The vast majority would love being able to do their own thing instead of having to pay attention. Look at the millennials who walk about like zombies with their face in their phone everywhere they go? Do you think they will resist? Do you think the older folks who know they aren't as sharp as they once were and drive 5 mph under the speed limit are going to have a problem with it? For the rest of us who are older than the young and younger than the old, there are so many advantages I won't even bother to list them. Will I miss a bit of driving myself? Sure, and I'll bet people missed running their horse at full gallop when they traded him in on a Model T, but it didn't stop them from doing it.
Basically it will be the people who are afraid of technology / lack of control like those who won't fly, and people who think about driving in terms of power slides on the PCH and ignore the fact that 99% of their driving is stuck in traffic on the 101. There are no more concerns about the market failing to materialize than there are for the market for fusion power to fail to materialize should we ever get it working.
Its a revenue stream - if you buy your own autonomous car then you only pay once. There will come a tipping point when autonomous cars take over the roads - you will be able to take your porche on the road but you will be part of the smooth laminar flow generated by the autonomous cars and any attempt to disrupt that will get you nowhere.
Ocado can go and get fucked though - the only way this is going to work properly is with open designs and no patents on the bleeding obvious.
Its a revenue stream - if you buy your own autonomous car then you only pay once.
I suspect that history should give us a clue that that may not be the case. You'll buy the car and then pay a subscription for the cloud-based processing.
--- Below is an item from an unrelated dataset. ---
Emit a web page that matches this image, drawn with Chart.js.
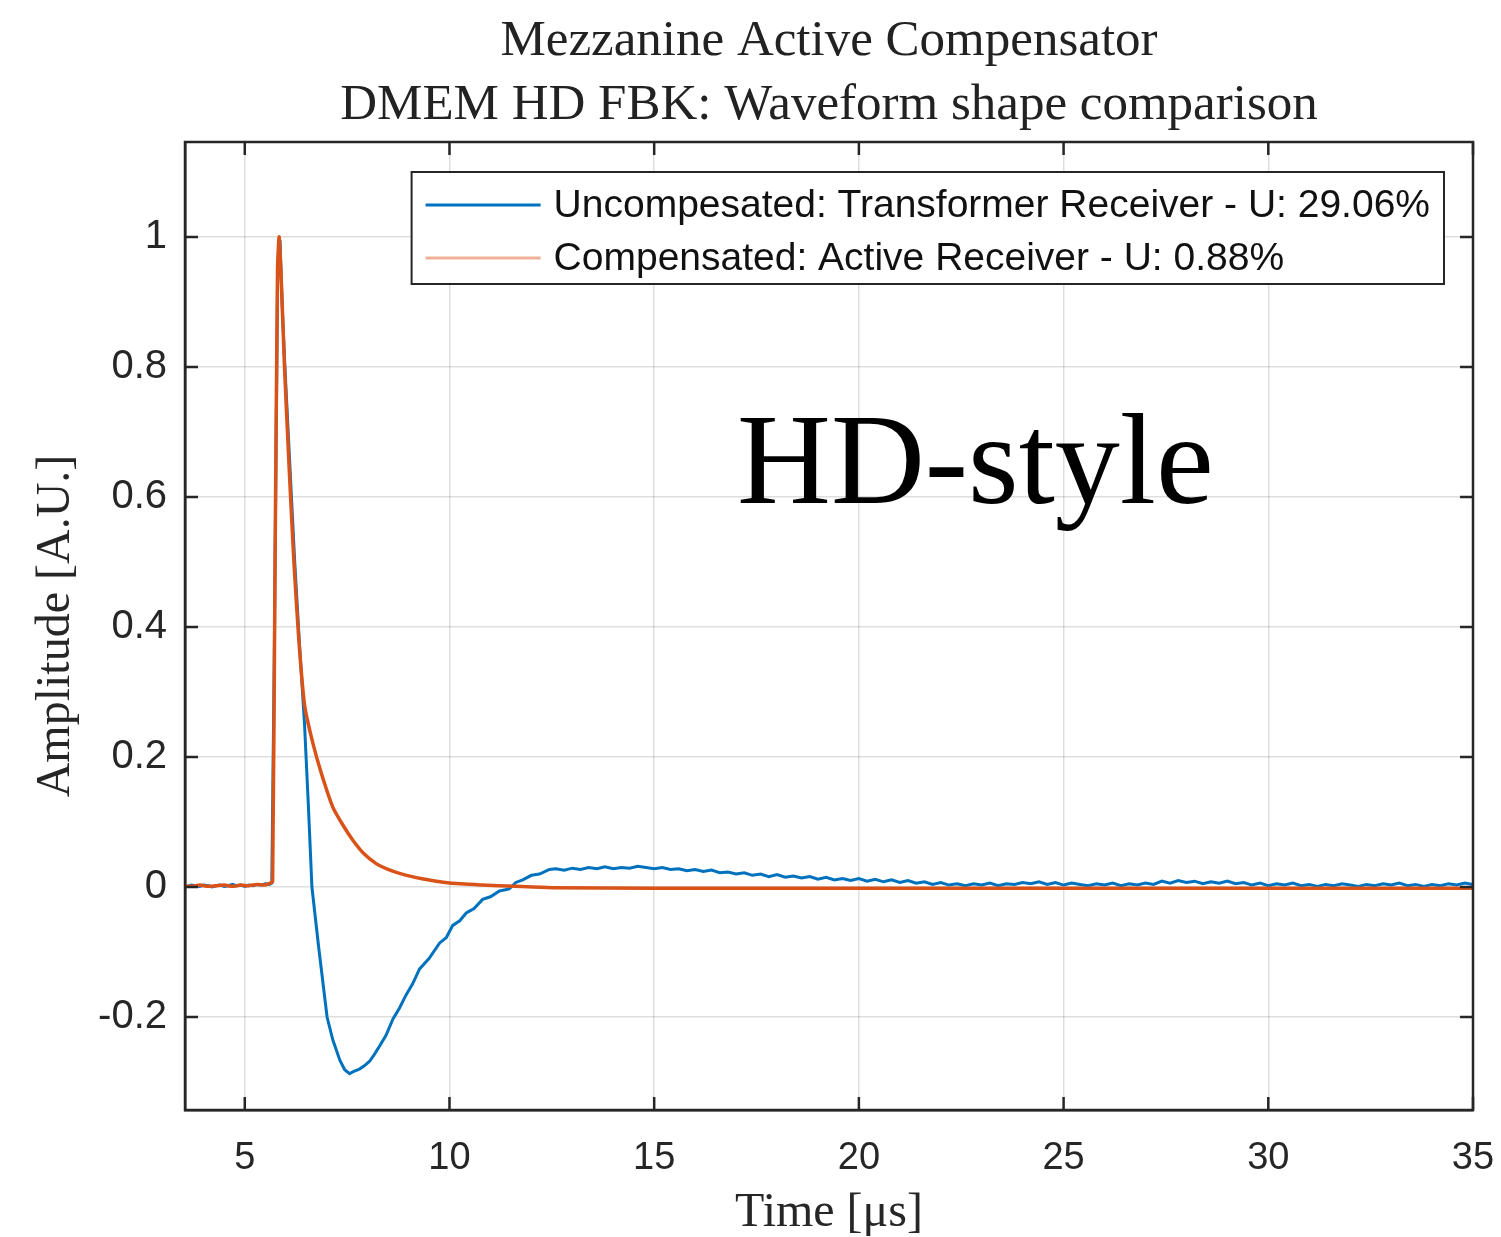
<!DOCTYPE html>
<html>
<head>
<meta charset="utf-8">
<script src="https://cdn.jsdelivr.net/npm/chart.js@4.4.0/dist/chart.umd.min.js"></script>
<style>
  html, body { margin: 0; padding: 0; background: #fff; }
</style>
</head>
<body>
<canvas id="grafico-forma" width="1501" height="1237"></canvas>
<script>
// Textos do gráfico
const titulo = ['Mezzanine Active Compensator', 'DMEM HD FBK: Waveform shape comparison'];
const rotulos = ['Uncompesated: Transformer Receiver - U: 29.06%', 'Compensated: Active Receiver - U: 0.88%'];
const tituloX = 'Time [μs]';
const tituloY = 'Amplitude [A.U.]';
const anotacao = 'HD-style';

// Sinal sem compensação (receptor com transformador)
const tempoAzul = [
  3.5, 3.6, 3.7, 3.8, 3.9, 4.0, 4.1, 4.2, 4.3, 4.4, 4.5, 4.6, 4.7, 4.8, 4.9,
  5.0, 5.1, 5.2, 5.3, 5.4, 5.5, 5.6,
  5.66, 5.72, 5.80, 5.86, 5.91, 5.98, 6.10, 6.22, 6.34, 6.46, 6.55, 6.64, 6.80,
  7.01, 7.15, 7.32, 7.44, 7.56, 7.68, 7.80, 7.92, 8.05, 8.17, 8.29, 8.45, 8.62,
  8.78, 8.94, 9.10, 9.27, 9.50, 9.76, 9.92, 10.08, 10.25, 10.41, 10.60, 10.81,
  11.00, 11.22, 11.46, 11.62, 11.79, 12.00, 12.20, 12.44,
  12.6, 12.8,
  13.0, 13.2, 13.4, 13.6, 13.8,
  14.0, 14.2, 14.4, 14.6, 14.8,
  15.0, 15.2, 15.4, 15.6, 15.8,
  16.0, 16.2, 16.4, 16.6, 16.8,
  17.0, 17.2, 17.4, 17.6, 17.8,
  18.0, 18.2, 18.4, 18.6, 18.8,
  19.0, 19.2, 19.4, 19.6, 19.8,
  20.0, 20.2, 20.4, 20.6, 20.8,
  21.0, 21.2, 21.4, 21.6, 21.8,
  22.0, 22.2, 22.4, 22.6, 22.8,
  23.0, 23.2, 23.4, 23.6, 23.8,
  24.0, 24.2, 24.4, 24.6, 24.8,
  25.0, 25.2, 25.4, 25.6, 25.8,
  26.0, 26.2, 26.4, 26.6, 26.8,
  27.0, 27.2, 27.4, 27.6, 27.8,
  28.0, 28.2, 28.4, 28.6, 28.8,
  29.0, 29.2, 29.4, 29.6, 29.8,
  30.0, 30.2, 30.4, 30.6, 30.8,
  31.0, 31.2, 31.4, 31.6, 31.8,
  32.0, 32.2, 32.4, 32.6, 32.8,
  33.0, 33.2, 33.4, 33.6, 33.8,
  34.0, 34.2, 34.4, 34.6, 34.8,
  35.0
];
const ampAzul = [
  0.002, 0.001, 0.003, 0.002, 0.001, 0.003, 0.002, 0.000, 0.002, 0.003, 0.001, 0.002, 0.004, 0.002, 0.003,
  0.001, 0.003, 0.002, 0.004, 0.003, 0.005, 0.004,
  0.006, 0.35, 0.93, 0.995, 0.90, 0.80, 0.65, 0.50, 0.37, 0.25, 0.13, 0.0, -0.09,
  -0.20, -0.235, -0.266, -0.281, -0.287, -0.283, -0.280, -0.275, -0.268, -0.257, -0.245, -0.228, -0.203,
  -0.186, -0.166, -0.149, -0.126, -0.110, -0.086, -0.078, -0.059, -0.052, -0.040, -0.033, -0.019,
  -0.015, -0.006, -0.003, 0.007, 0.011, 0.018, 0.020, 0.027,
  0.028, 0.026,
  0.029, 0.027, 0.030, 0.028, 0.031,
  0.028, 0.030, 0.029, 0.032, 0.030,
  0.028, 0.030, 0.027, 0.028, 0.025,
  0.027, 0.024, 0.026, 0.022, 0.023,
  0.020, 0.022, 0.018, 0.020, 0.016,
  0.019, 0.015, 0.017, 0.014, 0.016,
  0.012, 0.015, 0.011, 0.013, 0.010,
  0.013, 0.009, 0.012, 0.008, 0.011,
  0.007, 0.010, 0.006, 0.008, 0.004,
  0.007, 0.003, 0.005, 0.002, 0.005,
  0.003, 0.006, 0.002, 0.005, 0.004,
  0.007, 0.005, 0.008, 0.004, 0.007,
  0.003, 0.006, 0.004, 0.002, 0.005,
  0.003, 0.006, 0.002, 0.005, 0.003,
  0.006, 0.004, 0.009, 0.006, 0.010,
  0.007, 0.009, 0.005, 0.008, 0.006,
  0.009, 0.005, 0.007, 0.003, 0.006,
  0.002, 0.005, 0.003, 0.006, 0.002,
  0.004, 0.001, 0.004, 0.002, 0.005,
  0.003, 0.001, 0.004, 0.002, 0.005,
  0.003, 0.006, 0.002, 0.004, 0.001,
  0.004, 0.002, 0.005, 0.003, 0.006,
  0.004
];

// Sinal compensado (receptor ativo)
const tempoLaranja = [
  3.5, 3.7, 3.9, 4.1, 4.3, 4.5, 4.7, 4.9, 5.1, 5.3, 5.5, 5.62, 5.68, 5.74, 5.80,
  5.84, 5.90, 5.97, 6.08, 6.20, 6.32, 6.46, 6.66, 6.87, 7.15, 7.40, 7.64, 7.90,
  8.21, 8.50, 8.78, 9.30, 10.0, 10.8, 11.6, 12.5, 15, 20, 25, 30, 35
];
const ampLaranja = [
  0.002, 0.001, 0.003, 0.001, 0.002, 0.003, 0.001, 0.003, 0.002, 0.004, 0.003, 0.006, 0.008, 0.5, 0.95,
  1.0, 0.92, 0.80, 0.65, 0.50, 0.38, 0.28, 0.222, 0.175, 0.123, 0.095, 0.072, 0.052,
  0.036, 0.027, 0.021, 0.013, 0.006, 0.003, 0.001, -0.001, -0.002, -0.002, -0.002, -0.002, -0.002
];

const corAzul = '#0072BD';
const corLaranja = '#D95319';

// Títulos em cima e anotação "HD-style"
const textosPlugin = {
  id: 'textos',
  afterDraw(chart) {
    const { ctx, chartArea: a } = chart;
    const cx = (a.left + a.right) / 2;
    ctx.save();
    ctx.fillStyle = '#222';
    ctx.font = '51px "Liberation Serif"';
    ctx.textAlign = 'center';
    ctx.textBaseline = 'alphabetic';
    ctx.fillText(titulo[0], cx, 55);
    ctx.fillText(titulo[1], cx, 119);

    ctx.fillStyle = '#000';
    ctx.font = '130px "Liberation Serif"';
    ctx.textAlign = 'left';
    ctx.fillText(anotacao, 737, 503);
    ctx.restore();
  }
};

// Caixa fechada com marcas de escala para dentro (estilo MATLAB)
const molduraPlugin = {
  id: 'moldura',
  afterDatasetsDraw(chart) {
    const { ctx, chartArea: a, scales: { x, y } } = chart;
    const tam = 13;
    ctx.save();
    ctx.strokeStyle = '#262626';
    ctx.lineWidth = 2.5;
    ctx.strokeRect(a.left, a.top, a.right - a.left, a.bottom - a.top);
    ctx.beginPath();
    x.ticks.forEach(t => {
      const px = x.getPixelForValue(t.value);
      ctx.moveTo(px, a.bottom); ctx.lineTo(px, a.bottom - tam);
      ctx.moveTo(px, a.top); ctx.lineTo(px, a.top + tam);
    });
    y.ticks.forEach(t => {
      const py = y.getPixelForValue(t.value);
      ctx.moveTo(a.left, py); ctx.lineTo(a.left + tam, py);
      ctx.moveTo(a.right, py); ctx.lineTo(a.right - tam, py);
    });
    ctx.stroke();
    ctx.restore();
  }
};

// Legenda dentro da área, canto superior direito
const legendaPlugin = {
  id: 'legenda',
  afterDatasetsDraw(chart) {
    const { ctx, chartArea: a } = chart;
    const sets = chart.data.datasets;
    ctx.save();
    ctx.font = '39px "Liberation Sans"';
    const largTexto = Math.max(...sets.map(d => ctx.measureText(d.label).width));
    const w = 14 + 115 + 13 + largTexto + 14;
    const h = 112;
    const x0 = a.right - 29 - w;
    const y0 = a.top + 30;
    ctx.fillStyle = '#fff';
    ctx.fillRect(x0, y0, w, h);
    ctx.strokeStyle = '#262626';
    ctx.lineWidth = 2;
    ctx.strokeRect(x0, y0, w, h);
    sets.forEach((d, i) => {
      const yy = y0 + 33 + i * 53;
      ctx.strokeStyle = d.corLegenda || d.borderColor;
      ctx.lineWidth = 3;
      ctx.beginPath();
      ctx.moveTo(x0 + 14, yy);
      ctx.lineTo(x0 + 129, yy);
      ctx.stroke();
      ctx.fillStyle = '#111';
      ctx.textAlign = 'left';
      ctx.textBaseline = 'middle';
      ctx.fillText(d.label, x0 + 142, yy + 1);
    });
    ctx.restore();
  }
};

const ctx = document.getElementById('grafico-forma').getContext('2d');

new Chart(ctx, {
  type: 'line',
  data: {
    datasets: [
      {
        label: rotulos[0],
        data: tempoAzul.map((t, i) => ({ x: t, y: ampAzul[i] })),
        borderColor: corAzul,
        borderWidth: 3,
        pointRadius: 0,
        tension: 0,
        order: 2
      },
      {
        label: rotulos[1],
        data: tempoLaranja.map((t, i) => ({ x: t, y: ampLaranja[i] })),
        borderColor: corLaranja,
        corLegenda: 'rgba(217, 83, 25, 0.45)',
        borderWidth: 3.5,
        pointRadius: 0,
        tension: 0.2,
        order: 1
      }
    ]
  },
  options: {
    responsive: false,
    animation: false,
    devicePixelRatio: 1,
    layout: { padding: { top: 142, right: 28, left: 0, bottom: 0 } },
    plugins: {
      legend: { display: false },
      title: { display: false },
      tooltip: { enabled: false }
    },
    scales: {
      x: {
        type: 'linear',
        min: 3.54,
        max: 35,
        ticks: {
          stepSize: 5,
          includeBounds: false,
          color: '#262626',
          font: { family: 'Liberation Sans', size: 38 },
          padding: 26,
          maxRotation: 0
        },
        grid: { color: 'rgba(0,0,0,0.13)', lineWidth: 1.5, drawTicks: false },
        border: { color: '#262626', width: 2.5 },
        title: {
          display: true,
          text: tituloX,
          color: '#262626',
          font: { family: 'Liberation Serif', size: 48, lineHeight: 1.0 },
          padding: { top: 0, bottom: 0 }
        },
        afterFit(s) {
          s.height = 127;
          s.paddingLeft = 0;
          s.paddingRight = 0;
        }
      },
      y: {
        type: 'linear',
        min: -0.343,
        max: 1.146,
        ticks: {
          stepSize: 0.2,
          includeBounds: false,
          color: '#262626',
          font: { family: 'Liberation Sans', size: 40 },
          padding: 18,
          callback: v => String(Number(v.toFixed(1)))
        },
        grid: { color: 'rgba(0,0,0,0.13)', lineWidth: 1.5, drawTicks: false },
        border: { color: '#262626', width: 2.5 },
        title: {
          display: true,
          text: tituloY,
          color: '#262626',
          font: { family: 'Liberation Serif', size: 48 },
          padding: { top: 28, bottom: 0 }
        },
        afterFit(s) {
          s.width = 185;
          s.paddingTop = 0;
          s.paddingBottom = 0;
        }
      }
    }
  },
  plugins: [molduraPlugin, legendaPlugin, textosPlugin]
});
</script>
</body>
</html>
We used to have this idea that you buy software once and then only pay if you want a newer version, but thats gone out of the window with subs being preferred, why would a brand new market start with the less profitable option?
I suspect, at most, you'll see the first n years of that sub being rolled into the purchase price.
Autonomous driving is definitely progressing fantastically well, but for my part I'm still far from convinced that where we're heading will actually be better.